The three trios of Op. 9 were written between the years 1796-1798. Beethoven was only about 27 years old and had just begun to sprout his compositional wings. These were some of his first attempts, following only a few piano sonatas and earlier miscellaneous works. Previously Beethoven had been known chiefly as a keyboard player who, according to Cramer's Magazine, "plays the clavier very skillfully and with power, reads at sight very well and -- to put it in a nutshell -- he plays chiefly The Well-Tempered Clavichord of Sebastian Bach. which Herr Neefe (Christian Gottlob Neffe, his first real composition teacher) put into his hands. Whoever knows this collection of preludes and fugues in all the keys -- which might almost be called the ne plus ultra of our art -- will know what this means ... This youthful genius is deserving of help to enable him to travel. He would surely become a second Mozart were he to continue as he has begun."

According to Paul Bekker, a well known Beethoven biographer, "these trios are not only examples of Beethoven's work in its maturity, but in many ways surpass the Op. 18 quartets, and it is due to the superficiality of a too hurried and restless musical culture that works of such importance should have been so long neglected . . . None of his previously published works equaled them in gravity, in logic, in mastery of form and matter. They bear all the characteristic marks of Beethoven's great work for strings, the absolute intellectual clarity, the firmness of structure, and the sure poetic touch.

There is, indeed, a strong symphonic element in these Trios.
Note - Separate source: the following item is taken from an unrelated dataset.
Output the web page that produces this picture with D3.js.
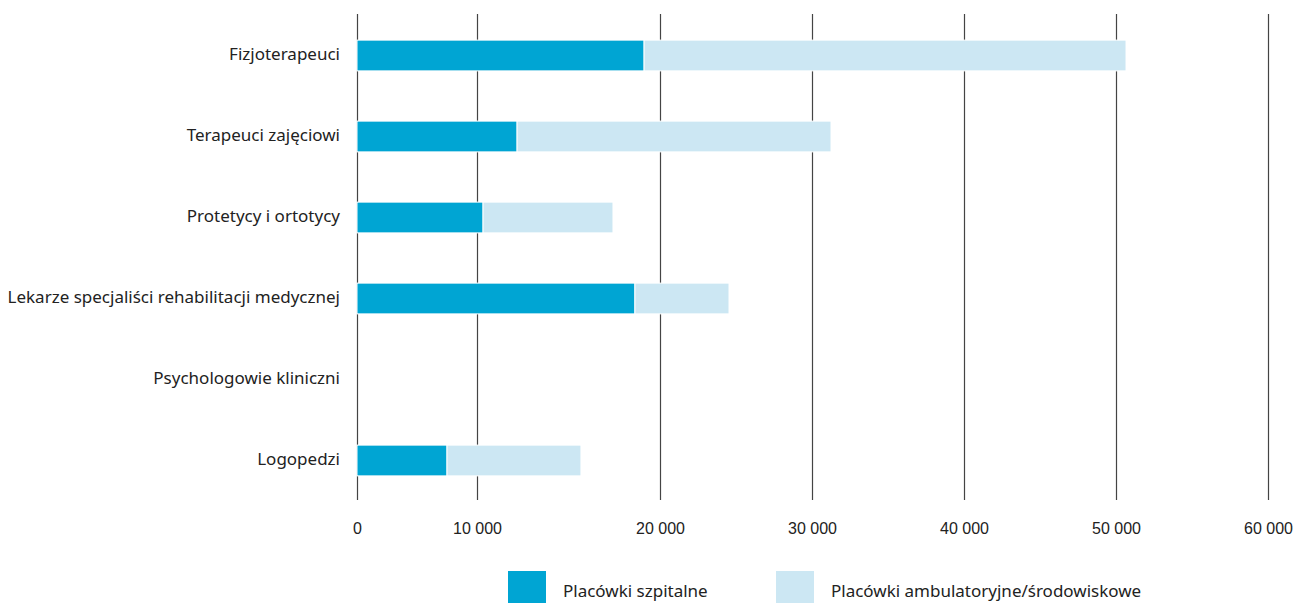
<!DOCTYPE html>
<html>
<head>
<meta charset="utf-8">
<script src="https://cdn.jsdelivr.net/npm/d3@7"></script>
<style>
  body { margin: 0; background: #fff; }
  svg { font-family: "Noto Sans", "Open Sans", sans-serif; }
</style>
</head>
<body>
<svg id="chart" width="1297" height="603"></svg>
<script>
// data
var categories = ["Fizjoterapeuci", "Terapeuci zajęciowi", "Protetycy i ortotycy",
  "Lekarze specjaliści rehabilitacji medycznej", "Psychologowie kliniczni", "Logopedzi"]
var szpitalne = [19130, 12190, 10330, 18630, 0, 7500]
var ambulatoryjne = [31530, 19060, 7100, 5910, 0, 8180]
var xTicks = [0, 10000, 20000, 30000, 40000, 50000, 60000]
var seriesNames = ["Placówki szpitalne", "Placówki ambulatoryjne/środowiskowe"]
var colors = ["#00a5d3", "#cce7f3"]

var svg = d3.select("#chart")

// the source axis has uneven tick spacing (0 -> 10 000 is shorter), so the scale is piecewise
var x = d3.scaleLinear()
  .domain(xTicks)
  .range([357, 477, 660, 812, 964, 1116, 1268])

var y = d3.scaleBand()
  .domain(categories)
  .range([15, 501])
  .paddingInner(0.62)
  .paddingOuter(0.31)

// grid + tick labels
var xAxis = svg.append("g")
  .attr("transform", "translate(0,500)")
  .call(d3.axisBottom(x).tickValues(xTicks).tickSize(-486).tickPadding(23)
    .tickFormat(function (d) { return d3.format(",")(d).replace(/,/g, " ") }))
xAxis.select(".domain").remove()
xAxis.selectAll("line").attr("stroke", "#444").attr("stroke-width", 1.2)
xAxis.selectAll("text").attr("fill", "#222").style("font-size", "16px")

// category labels
svg.append("g").selectAll("text")
  .data(categories)
  .join("text")
  .attr("x", 340)
  .attr("y", function (d) { return y(d) + y.bandwidth() / 2 - 1 })
  .attr("dy", "0.35em")
  .attr("text-anchor", "end")
  .attr("fill", "#222")
  .style("font-size", "17px")
  .text(function (d) { return d })

// stacked bars
var rows = categories.map(function (c, i) { return { cat: c, a: szpitalne[i], b: ambulatoryjne[i] } })
var stack = d3.stack().keys(["a", "b"])(rows)

svg.append("g").selectAll("g")
  .data(stack)
  .join("g")
  .attr("fill", function (d, i) { return colors[i] })
  .selectAll("rect")
  .data(function (d) { return d })
  .join("rect")
  .attr("x", function (d) { return x(d[0]) })
  .attr("y", function (d) { return y(d.data.cat) })
  .attr("width", function (d) { return Math.max(0, x(d[1]) - x(d[0])) })
  .attr("height", y.bandwidth())
  .attr("stroke", "#fff")
  .attr("stroke-width", function (d) { return d[1] > d[0] ? 1 : 0 })

// legend
var legendX = [508, 776]
var lg = svg.append("g").selectAll("g")
  .data(seriesNames)
  .join("g")
  .attr("transform", function (d, i) { return "translate(" + legendX[i] + ",571)" })
lg.append("rect").attr("width", 38).attr("height", 32)
  .attr("fill", function (d, i) { return colors[i] })
lg.append("text").attr("x", 55).attr("y", 20).attr("dy", "0.35em")
  .attr("fill", "#222").style("font-size", "17px")
  .text(function (d) { return d })
</script>
</body>
</html>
It is frequently mentioned as a remarkable fact that Beethoven wrote no symphony before his thirtieth year, but it should not be forgotten that his symphonic bent was displayed much earlier in two directions -- in his love of dabbling in orchestral color as displayed in the works for wind instruments, and in his tendency to symphonic structure in the colorless yet intellectually weightier String Trios.